Despite weak fundamentals, the stocks have rallied, with the benchmark MSCI U.S. REIT Index .RMZ up 10.4 percent year to date and up 90.9 percent since the low of March 6, when capital markets were at their tightest.
Fueling the soaring stock prices is the ability of REITs to raise capital.
From Jan. 1 through Oct. 19, property owning REITs raised $19.3 billion by issuing new shares and $7.1 billion via corporate bonds, according to research firm SNL Financial.
As the credit markets improved, stocks of the badly bruised sector rebounded.
“From March and April they were what I would characterize as a binary trade: Will they survive or will they perish?” said Richard Imperiale, president of Forward Uniplan Advisors, which has $720 million of assets under management. “When the capital markets opened up and allowed REITs to begin equity again that answered the question.”
“Real estate is a derivative of credit and the economy. So credit has clearly improved, and the economy is showing signs of improvement,” Sandler O‘Neill REIT analyst Alexander Goldfarb said, adding that he believes that REIT stocks are justly valued.
Valuing the stocks requires balancing various metrics such as price-to-funds from operations (FFO), which measures real estate performance; price to the value of the underling real estate or net asset value (NAV); and returns against other types of investments.
“You can’t focus on any one metric. You’re going to use them all in conjunction with one another,” SNL Financial senior industry analyst Jason Lail said.
The overall sector trades at about 111.7 percent price to NAV and 11 times price to FFO.
Office REIT SL Green Realty Corp (SLG.N) is scheduled to report earnings after the market closes on Monday. Its stock has soared 63 percent so far this year and 351 percent since March 6. Knott rates the stock “sell” because of its soaring price.
New York-based SL Green’s shares trade at 139.6 percent of the company’s NAV, compared with the office sector’s 106.7 percent, according to SNL Financial.
The REIT is highly levered with about a 70 percent debt relative to its asset value, compared with a sector average of about 55 percent.
“It’s highly leveraged, so as things get better that magnified the increase in value,” Knott said.
Since July 1, 2008 SL Green Chief Executive Marc Holliday hasn’t bought any of the company’s stock, according to executive compensation research firm Equilar. Chief Financial Officer Gregory Hughes and President Andrew Mathias sold shares within that period.

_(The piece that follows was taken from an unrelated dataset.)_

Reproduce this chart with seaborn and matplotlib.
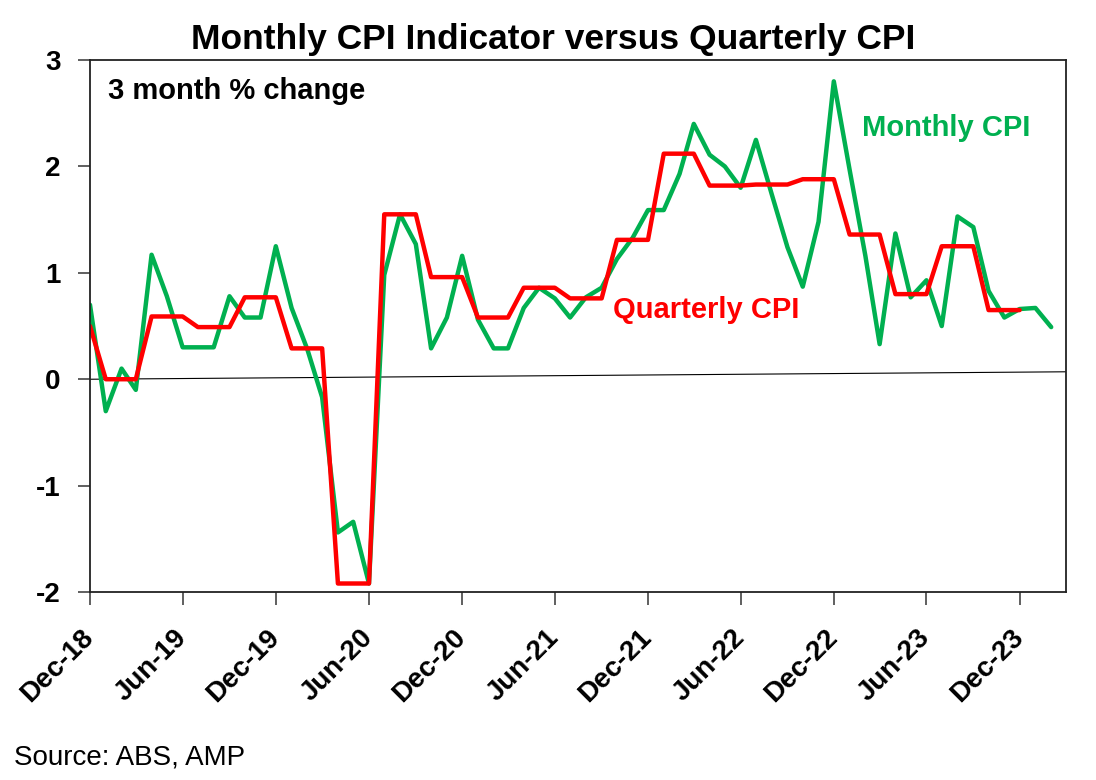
import matplotlib
matplotlib.use('Agg')
import matplotlib.pyplot as plt
import matplotlib.dates as mdates
import seaborn as sns
import pandas as pd

# monthly CPI indicator, 3 month % change, Dec-18 .. Feb-24
monthly_cpi = [0.70, -0.30, 0.10, -0.10, 1.17, 0.78, 0.30, 0.30, 0.30, 0.78,
               0.58, 0.58, 1.25, 0.67, 0.28, -0.17, -1.44, -1.34, -1.92, 0.98,
               1.55, 1.27, 0.29, 0.58, 1.16, 0.56, 0.29, 0.29, 0.67, 0.86,
               0.76, 0.58, 0.77, 0.86, 1.13, 1.33, 1.59, 1.59, 1.93, 2.40,
               2.11, 2.00, 1.80, 2.25, 1.74, 1.24, 0.87, 1.48, 2.80, 1.97,
               1.16, 0.33, 1.37, 0.77, 0.93, 0.50, 1.53, 1.43, 0.83, 0.58,
               0.66, 0.67, 0.49]

# quarterly CPI, shown against each month of its quarter, Dec-18 .. Dec-23
quarterly_cpi = [0.50, 0.00, 0.00, 0.00, 0.59, 0.59, 0.59, 0.49, 0.49, 0.49,
                 0.77, 0.77, 0.77, 0.29, 0.29, 0.29, -1.92, -1.92, -1.92, 1.55,
                 1.55, 1.55, 0.96, 0.96, 0.96, 0.58, 0.58, 0.58, 0.86, 0.86,
                 0.86, 0.76, 0.76, 0.76, 1.31, 1.31, 1.31, 2.12, 2.12, 2.12,
                 1.82, 1.82, 1.82, 1.83, 1.83, 1.83, 1.88, 1.88, 1.88, 1.36,
                 1.36, 1.36, 0.80, 0.80, 0.80, 1.25, 1.25, 1.25, 0.65, 0.65,
                 0.65]

start_month = '2018-12-01'
end_month = '2024-03-01'
zero_line_dates = [start_month, end_month]
zero_line_values = [0.0, 0.07]
y_ticks = [-2, -1, 0, 1, 2, 3]

GREEN = '#00B050'
RED = '#FF0000'

monthly_df = pd.DataFrame({
    'date': pd.date_range(start_month, periods=len(monthly_cpi), freq='MS'),
    'value': monthly_cpi,
})
quarterly_df = pd.DataFrame({
    'date': pd.date_range(start_month, periods=len(quarterly_cpi), freq='MS'),
    'value': quarterly_cpi,
})

sns.set_style('white')
plt.rcParams['font.family'] = ['Liberation Sans', 'DejaVu Sans']
plt.rcParams['axes.unicode_minus'] = False
plt.rcParams['text.color'] = 'black'
plt.rcParams['xtick.color'] = 'black'
plt.rcParams['ytick.color'] = 'black'

fig = plt.figure(figsize=(10.96, 7.80), dpi=100)
ax = fig.add_axes([0.0821, 0.241, 0.8905, 0.682])

ax.plot(pd.to_datetime(zero_line_dates), zero_line_values, color='black', lw=0.8)
sns.lineplot(data=monthly_df, x='date', y='value', color=GREEN, lw=3.2, ax=ax)
sns.lineplot(data=quarterly_df, x='date', y='value', color=RED, lw=3.2, ax=ax)

ax.set_xlim(pd.Timestamp(start_month), pd.Timestamp(end_month))
ax.set_ylim(-2, 3)
ax.set_yticks(y_ticks)
ax.set_xlabel('')
ax.set_ylabel('')

ax.xaxis.set_major_locator(mdates.MonthLocator(bymonth=[6, 12]))
ax.xaxis.set_major_formatter(mdates.DateFormatter('%b-%y'))
for spine in ax.spines.values():
    spine.set_color('#222222')
    spine.set_linewidth(1.3)
ax.tick_params(axis='both', direction='out', length=9, width=1.2, color='#444444',
               labelsize=20, labelcolor='black', bottom=True, left=True)
ax.tick_params(axis='y', pad=12)
ax.tick_params(axis='x', pad=21)
for lbl in ax.get_yticklabels():
    lbl.set_fontweight('bold')
for lbl in ax.get_xticklabels():
    lbl.set_fontweight('bold')
    lbl.set_rotation(45)
    lbl.set_ha('right')
    lbl.set_va('center')
    lbl.set_rotation_mode('anchor')

ax.text(0.018, 0.941, '3 month % change', transform=ax.transAxes, fontsize=21,
        fontweight='bold', va='center', ha='left')
ax.text(0.791, 0.872, 'Monthly CPI', transform=ax.transAxes, fontsize=21,
        fontweight='bold', color=GREEN, va='center', ha='left')
ax.text(0.536, 0.530, 'Quarterly CPI', transform=ax.transAxes, fontsize=21,
        fontweight='bold', color=RED, va='center', ha='left')

fig.text(0.505, 0.949, 'Monthly CPI Indicator versus Quarterly CPI', fontsize=25.5,
         fontweight='bold', ha='center', va='center')
fig.text(0.013, 0.029, 'Source: ABS, AMP', fontsize=20, ha='left', va='center')

fig.savefig('out.png', dpi=100)
plt.close(fig)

Because of the time it takes to sign leases and for free-rent periods to expire, the decline in rental rates over the past three quarters will likely begin to show up in the third quarter.
“I think entering the period where of time where the next 12 months will be the worst four quarters in actual reported results even though, you can make an argument that the worse declines in the actual market fundamentals have already happened,” Knott said.
News of a bigger-than expected drop in rent and occupancy could depress any REIT stock, Goldfarb said. A revenue rise could fuel share prices. Also, the ability for a company to meet upcoming debt will influence the price, he added.
REIT results may serve as a window into the state of private real estate. Regional banks and thrifts are heavily exposed to the U.S. commercial real estate because they hold a disproportionate amount of mortgages and construction loans.
“Where occupancy is down and rents are decreased most likely you’re going to see very similar events within regional banks,” Bliss Morris, chief executive of First Financial Network, which helps place bad loans from banks.